Indeed laughter varies by city, so we created heatmaps to see the popularity of the different types of laughter across states in the USA. For each laughter type, the map shows the fraction of laughter in each state out of the total laughter. The darker the color is, the more popular a laugh is compared to other states:

The maps broadly show that haha and hehe are more popular on the west coast, emoji are the weapon of choice in the midwest, and southern states are fond of lol. Presidential campaigns, take note: the battleground states of Ohio and Virginia are haha states, while the candidates’ emoji games will surely be key in determining who emerges victorious in Florida.

Special thanks to Moira Burke and the team members of Core Data Science.

Reference

[1.] We limit this study to posts and comments and do not look at direct messages through Messenger. In her article, Ms. Larson discusses conversations on messaging apps that might have different nuances from text posted on Facebook. Additionally, although we consider people from all around the world, we focus on English laughter and emoji.
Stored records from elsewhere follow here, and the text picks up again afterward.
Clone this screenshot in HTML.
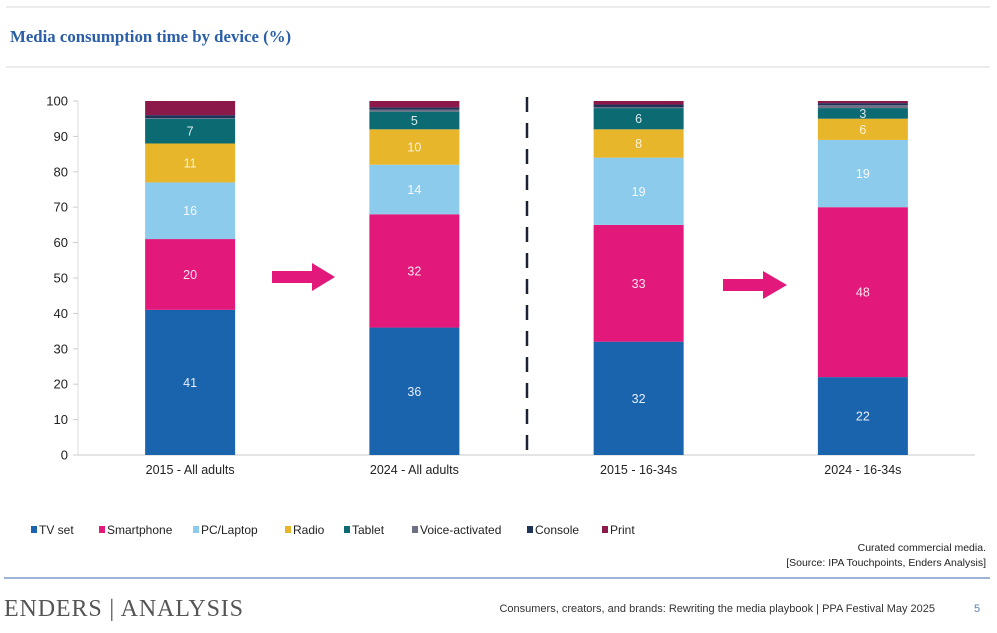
<!DOCTYPE html>
<html><head><meta charset="utf-8"><style>
html,body{margin:0;padding:0;background:#fff;width:997px;height:633px;overflow:hidden;font-family:"Liberation Sans",sans-serif}
</style></head><body>
<svg width="997" height="633" viewBox="0 0 997 633" xmlns="http://www.w3.org/2000/svg">
<line x1="6" y1="7" x2="990" y2="7" stroke="#d5d8de" stroke-width="1"/>
<text x="10" y="42" font-family="Liberation Serif,serif" font-weight="bold" font-size="16.8" fill="#2a5ea8">Media consumption time by device (%)</text>
<line x1="6" y1="67" x2="990" y2="67" stroke="#d5d8de" stroke-width="1"/>
<g id="plot"></g>
<line x1="527" y1="97" x2="527" y2="455" stroke="#1c2233" stroke-width="2.5" stroke-dasharray="15,11"/>
<polygon points="272,271 312,271 312,263 335,277 312,291 312,283 272,283" fill="#e2197a"/>
<polygon points="723,279 763,279 763,271 787,285 763,299 763,291 723,291" fill="#e2197a"/>
<g id="legend"></g>
<text x="986" y="551" text-anchor="end" font-size="10.5" fill="#222">Curated commercial media.</text>
<text x="986" y="566" text-anchor="end" font-size="10.5" fill="#222">[Source: IPA Touchpoints, Enders Analysis]</text>
<line x1="4" y1="578" x2="990" y2="578" stroke="#7e9cc8" stroke-width="1.5"/>
<text x="4" y="616" font-family="Liberation Serif,serif" font-size="24" textLength="239" fill="#555">ENDERS | ANALYSIS</text>
<text x="935" y="612" text-anchor="end" font-size="11" fill="#333">Consumers, creators, and brands: Rewriting the media playbook  |  PPA Festival May 2025</text>
<text x="977" y="612" text-anchor="middle" font-size="11" fill="#5a7fb8">5</text>
</svg>
<script>
const categories = ["2015 - All adults","2024 - All adults","2015 - 16-34s","2024 - 16-34s"];
const seriesNames = ["TV set","Smartphone","PC/Laptop","Radio","Tablet","Voice-activated","Console","Print"];
const tvSet = [41,36,32,22];
const smartphone = [20,32,33,48];
const pcLaptop = [16,14,19,19];
const radio = [11,10,8,6];
const tablet = [7,5,6,3];
const voiceActivated = [0.2,0.6,0.3,0.8];
const consoleVals = [0.8,0.6,0.7,0.6];
const print = [4,1.8,1,0.6];
const labelShown = [true,true,true,true,true,false,false,false];
const yTicks = [0,10,20,30,40,50,60,70,80,90,100];
const colors = ["#1a64ad","#e2197a","#8ccbec","#e8b62b","#0b6a72","#6e7186","#1f3359","#8b1a4a"];
const labelColors = ["#e8eef8","#fbe3ef","#f4fafe","#fdf3d6","#d8ecee","#fff","#fff","#fff"];
const series = [tvSet,smartphone,pcLaptop,radio,tablet,voiceActivated,consoleVals,print];
const NS="http://www.w3.org/2000/svg";
const plot=document.getElementById('plot');
const y0=455, y1=101, xL=78, xR=975;
const yScale=v=>y0-(v/100)*(y0-y1);
const bandW=(xR-xL)/categories.length;
const xCenter=i=>xL+bandW*(i+0.5);
const barW=90;
function mk(tag,attrs){const e=document.createElementNS(NS,tag);for(const k in attrs)e.setAttribute(k,attrs[k]);return e;}
let ax=mk('line',{x1:xL,y1:y0,x2:xR,y2:y0,stroke:'#c8c8c8','stroke-width':1});


plot.appendChild(ax);
let ay=mk('line',{x1:xL,y1:y1,x2:xL,y2:y0,stroke:'#dcdcdc','stroke-width':1});


plot.appendChild(ay);
yTicks.forEach(t=>{
  const tk=mk('line',{x1:xL-5,y1:yScale(t),x2:xL,y2:yScale(t),stroke:'#ccc'});
  
  
  plot.appendChild(tk);
  const tx=mk('text',{x:xL-10,y:yScale(t)+4.5,'text-anchor':'end','font-size':13,fill:'#222'});
  tx.textContent=t;
  
  
  plot.appendChild(tx);
});
categories.forEach((c,i)=>{
  let acc=0;
  const cx=xCenter(i);
  series.forEach((s,j)=>{
    const v=s[i];
    const r=mk('rect',{x:cx-barW/2,y:yScale(acc+v),width:barW,height:yScale(acc)-yScale(acc+v),fill:colors[j]});
    
    
    plot.appendChild(r);
    if(labelShown[j]){
      const t=mk('text',{x:cx,y:(yScale(acc)+yScale(acc+v))/2+4.5,'text-anchor':'middle','font-size':12.5,fill:labelColors[j]});
      t.textContent=v;
      
      
      plot.appendChild(t);
    }
    acc+=v;
  });
  const xl=mk('text',{x:cx,y:474,'text-anchor':'middle','font-size':12.5,fill:'#222'});
  xl.textContent=c;
  
  
  plot.appendChild(xl);
});
const lg=document.getElementById('legend');
const legendX=[31,99,193,285,344,412,527,602];
seriesNames.forEach((n,j)=>{
  const g=mk('g',{});
  
  
  g.appendChild(mk('rect',{x:legendX[j],y:526,width:6,height:7,fill:colors[j]}));
  const t=mk('text',{x:legendX[j]+8,y:534,'font-size':12,fill:'#222'});
  t.textContent=n;
  g.appendChild(t);
  lg.appendChild(g);
});
</script>
</body></html>
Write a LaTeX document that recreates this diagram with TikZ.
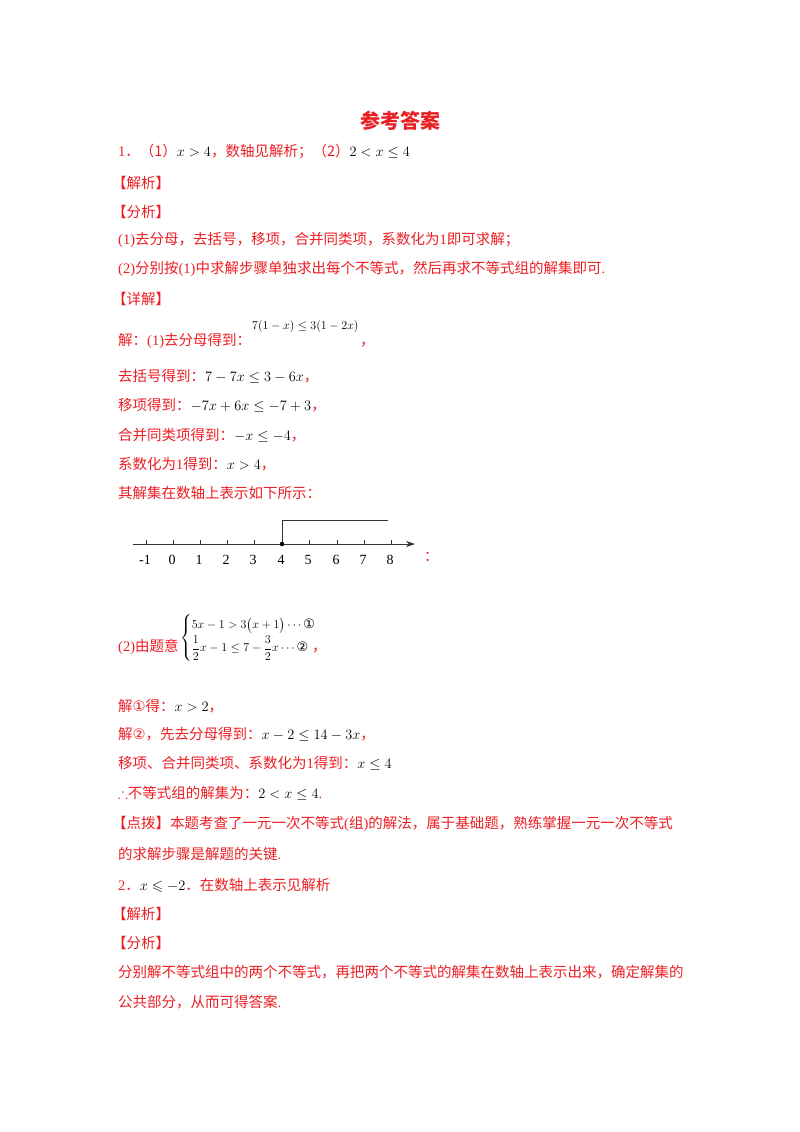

[2.] Although we looked at global shares from around the world, we restrict this study to the following (mostly English) regular expressions:

(l+o+l+z*)+|([abw]?h+a)[ha\s]+\b|(h+e)[he\s]+\b

In addition we used the following emoji unicodes:

(\udbb8\udf34)+|(\ud83d\ude0c)+|(\ud83d\ude01)+|(\ud83d\ude1b)+|(\ud83d\ude1d)+|(\ud83d\ude1c)+|(\ud83d\ude09)+|(\ud83d\ude0a)+|(\ud83d\ude00)+|(\ud83d\ude03)+|(\ud83d\ude04)+|(\ud83d\ude06)+|(\ud83d\ude0b)+

That translates to the following emoji “words” (a sequence of one or more of the following):

[3.] This is a violin plot that visualizes the distribution of measurements with markers for the median (dashed line), the 25th and the 75th percentiles (lower and upper dotted lines, respectively). The width of each “violin” is relative to the number of samples at each value point over the total samples in the group.